→ **Collected data**
★ ★ ★ ★ ★

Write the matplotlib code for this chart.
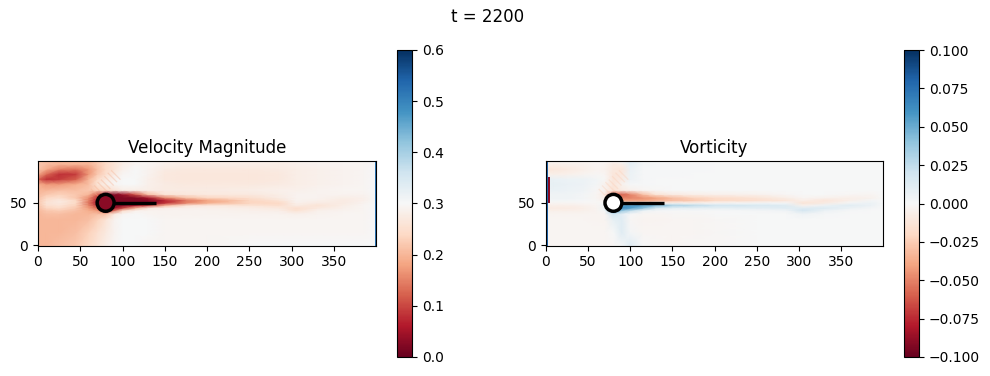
import matplotlib
matplotlib.use("Agg")
import matplotlib.pyplot as plt
from matplotlib.patches import Circle
import numpy as np

time_label = "t = 2200"
titles = ["Velocity Magnitude", "Vorticity"]
x_ticks = [0, 50, 100, 150, 200, 250, 300, 350]
y_ticks = [0, 50]

grid_x = [-0.5, 10, 25, 45, 60, 70, 80, 90, 100, 115, 130, 150, 175, 200, 250,
          285, 305, 330, 360, 385, 399.5]
grid_y = [-0.5, 15, 30, 37, 41, 44, 47, 50, 53, 56, 60, 65, 72, 78, 84, 90, 96, 99.5]

speed = [
    [.20, .20, .21, .22, .24, .26, .28, .295, .30, .30, .295, .295, .295, .295, .30, .30, .30, .30, .30, .30, .30],
    [.20, .20, .20, .21, .23, .25, .27, .29, .30, .30, .30, .295, .295, .295, .295, .295, .295, .295, .295, .295, .30],
    [.20, .20, .20, .20, .21, .23, .26, .29, .30, .30, .30, .295, .295, .295, .295, .295, .295, .295, .295, .295, .30],
    [.20, .21, .21, .20, .20, .21, .21, .27, .295, .30, .295, .29, .29, .29, .29, .29, .285, .29, .295, .295, .30],
    [.205, .22, .225, .21, .19, .17, .10, .13, .24, .285, .29, .29, .29, .29, .285, .28, .255, .285, .29, .295, .30],
    [.21, .235, .245, .22, .175, .13, .04, .04, .10, .20, .27, .285, .285, .285, .28, .27, .25, .27, .285, .295, .30],
    [.215, .25, .26, .23, .155, .09, .03, .02, .03, .06, .10, .20, .26, .27, .26, .25, .275, .26, .28, .295, .30],
    [.22, .26, .27, .24, .14, .06, .03, .02, .02, .02, .03, .08, .15, .19, .235, .24, .285, .275, .275, .29, .30],
    [.22, .25, .27, .24, .15, .07, .03, .02, .02, .02, .02, .07, .14, .18, .235, .26, .29, .285, .275, .285, .30],
    [.21, .24, .25, .22, .16, .08, .03, .02, .02, .02, .05, .15, .21, .235, .25, .275, .29, .29, .28, .285, .30],
    [.205, .22, .23, .22, .20, .12, .03, .02, .04, .11, .21, .26, .265, .27, .27, .28, .29, .29, .29, .29, .30],
    [.20, .20, .21, .21, .22, .23, .24, .26, .28, .28, .28, .275, .275, .275, .28, .285, .285, .29, .295, .295, .30],
    [.19, .17, .17, .19, .21, .26, .28, .295, .30, .30, .285, .275, .27, .27, .27, .275, .28, .285, .29, .295, .30],
    [.13, .08, .09, .12, .20, .24, .27, .29, .30, .30, .285, .27, .265, .265, .265, .27, .28, .285, .29, .295, .30],
    [.19, .13, .08, .09, .17, .22, .25, .275, .295, .30, .29, .27, .265, .265, .265, .27, .28, .285, .29, .295, .30],
    [.22, .19, .15, .14, .17, .21, .24, .26, .285, .30, .29, .275, .27, .27, .27, .275, .28, .285, .29, .295, .30],
    [.22, .21, .20, .20, .20, .22, .24, .26, .28, .295, .295, .285, .28, .28, .28, .28, .285, .29, .295, .295, .30],
    [.22, .21, .20, .20, .20, .22, .24, .26, .28, .295, .295, .285, .28, .28, .28, .28, .285, .29, .295, .295, .30],
]

vorticity = [
    [-.002, -.002, -.002, -.002, -.002, -.002, -.001, .002, .012, 0, -.001, -.002, -.001, -.001, 0, 0, 0, 0, 0, 0, 0],
    [-.002, -.002, -.002, -.002, -.002, -.002, 0, .012, .002, -.002, -.002, -.002, -.002, -.001, 0, 0, 0, 0, 0, 0, 0],
    [-.002, -.002, -.002, -.002, -.003, -.003, .008, .012, -.001, -.003, -.003, -.002, -.002, -.001, 0, 0, 0, 0, 0, 0, 0],
    [-.003, -.003, -.003, -.003, -.003, -.002, .02, .01, .001, -.002, -.002, -.001, -.001, 0, 0, 0, .004, .001, 0, 0, 0],
    [-.006, -.006, -.006, -.005, -.003, .002, .05, .04, .025, .006, .002, .001, .001, 0, .002, .004, .018, .006, .001, 0, 0],
    [-.008, -.008, -.008, -.006, -.003, .004, .06, .065, .055, .04, .016, .008, .008, .008, .01, .012, .012, .014, .006, .002, 0],
    [-.006, -.006, -.006, -.004, -.002, .004, .03, .055, .06, .055, .045, .032, .026, .02, .016, .014, -.004, .006, .012, .006, 0],
    [-.002, -.002, -.002, -.001, -.001, 0, 0, -.008, -.008, -.008, -.004, -.004, -.004, -.002, .002, .002, -.014, -.008, .002, .006, 0],
    [.001, .002, .002, .001, -.001, -.004, -.025, -.04, -.04, -.04, -.035, -.03, -.026, -.02, -.016, -.012, -.006, -.012, -.006, .002, 0],
    [.003, .004, .004, .002, -.002, -.006, -.04, -.05, -.05, -.045, -.04, -.03, -.022, -.018, -.014, -.007, -.002, -.004, -.006, -.004, 0],
    [.004, .004, .004, .002, -.002, -.008, -.055, -.06, -.05, -.03, -.014, -.008, -.006, -.005, -.004, -.001, 0, 0, -.001, -.002, 0],
    [.007, .007, .006, .004, -.001, -.004, -.014, -.008, -.005, -.002, -.001, 0, 0, 0, 0, 0, 0, 0, 0, 0, 0],
    [.008, .008, .007, .005, .002, -.004, -.012, -.004, .001, .001, 0, 0, 0, 0, 0, 0, 0, 0, 0, 0, 0],
    [.008, .007, .006, .005, .003, -.001, -.012, -.008, .005, .001, 0, 0, 0, 0, 0, 0, 0, 0, 0, 0, 0],
    [-.006, -.006, -.005, -.003, -.001, -.002, -.012, -.010, .006, .001, .001, .001, 0, 0, 0, 0, 0, 0, 0, 0, 0],
    [-.012, -.011, -.009, -.006, -.003, -.004, -.010, -.012, .007, .001, .001, .001, .001, 0, 0, 0, 0, 0, 0, 0, 0],
    [-.006, -.006, -.005, -.004, -.002, -.003, -.008, -.006, .009, .002, .001, .001, .001, 0, 0, 0, 0, 0, 0, 0, 0],
    [-.002, -.002, -.002, -.002, -.001, -.001, -.002, .002, .011, .002, .001, .001, .001, 0, 0, 0, 0, 0, 0, 0, 0],
]

# walls of the domain
speed_wall = 0.52
speed_inlet_x = [-0.5, 1.5]
speed_outlet_x = [398, 399.5]
vort_inlet = 0.08
vort_inlet_x = [-0.5, 3.0]
vort_red_x = [3.0, 5.0]
vort_red_y = [50, 80]
vort_red = -0.09
wall_y = [-0.5, 99.5]

# ripple stripes next to the cylinder
ripple_x = [68, 72, 76, 80, 84, 88, 92]
ripple_y = [61, 65, 69, 72, 76, 80, 83]

cyl_x, cyl_y, cyl_r = 80, 50, 10
plate_end = 140

W, H = 990, 376


def px_axes(fig, left, top, right, bottom):
    return fig.add_axes([left / W, 1 - bottom / H, (right - left) / W, (bottom - top) / H])


def panel(fig, box, cbox, field, vmin, vmax, title, cyl_face, ripple_value):
    ax = px_axes(fig, *box)
    mesh = ax.pcolormesh(grid_x, grid_y, field, cmap="RdBu", vmin=vmin, vmax=vmax, shading="gouraud")
    ax.set_xlim(-0.5, 399.5)
    ax.set_ylim(-0.5, 99.5)
    ax.set_xticks(x_ticks)
    ax.set_yticks(y_ticks)
    ax.set_title(title, fontsize=12)
    for rx, ry in zip(ripple_x, ripple_y):
        ax.plot([rx - 5, rx + 5], [ry + 5, ry - 5], color=mesh.cmap(mesh.norm(ripple_value)),
                lw=0.9, alpha=0.35, zorder=2)
    ax.add_patch(Circle((cyl_x, cyl_y), cyl_r, facecolor=cyl_face, edgecolor="black", lw=2.5, zorder=3))
    ax.plot([cyl_x + cyl_r, plate_end], [cyl_y, cyl_y], color="black", lw=2.4,
            solid_capstyle="butt", zorder=3)
    fig.colorbar(mesh, cax=px_axes(fig, *cbox))
    return ax, mesh


fig = plt.figure(figsize=(W / 100, H / 100), dpi=100)
fig.suptitle(time_label, x=487.5 / W, y=1 - 16.5 / H, fontsize=12, va="center")

ax1, mesh1 = panel(fig, (37.5, 161, 376, 245.5), (397, 50, 412, 357), speed, 0, 0.6, titles[0],
                   plt.cm.RdBu(0.05), 0.19)
ax1.fill_betweenx(wall_y, *speed_inlet_x, color=mesh1.cmap(mesh1.norm(speed_wall)), lw=0, zorder=2)
ax1.fill_betweenx(wall_y, *speed_outlet_x, color=mesh1.cmap(mesh1.norm(speed_wall)), lw=0, zorder=2)

ax2, mesh2 = panel(fig, (545.5, 161, 883, 245.5), (904, 50, 919, 357), vorticity, -0.1, 0.1, titles[1],
                   "white", -0.025)
ax2.fill_betweenx(wall_y, *vort_inlet_x, color=mesh2.cmap(mesh2.norm(vort_inlet)), lw=0, zorder=2)
ax2.fill_betweenx(vort_red_y, *vort_red_x, color=mesh2.cmap(mesh2.norm(vort_red)), lw=0, zorder=2.5)

fig.savefig("out.png", dpi=100)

★ ★ ★ ★ ★

→ **Goal**
Only lines belong in the copy: transcribe those from the start of the data through the line that contains "y_ticks = [0, 50]", and skip the pictures.

→ **Full output**
Write the matplotlib code for this chart.
import matplotlib
matplotlib.use("Agg")
import matplotlib.pyplot as plt
from matplotlib.patches import Circle
import numpy as np

time_label = "t = 2200"
titles = ["Velocity Magnitude", "Vorticity"]
x_ticks = [0, 50, 100, 150, 200, 250, 300, 350]
y_ticks = [0, 50]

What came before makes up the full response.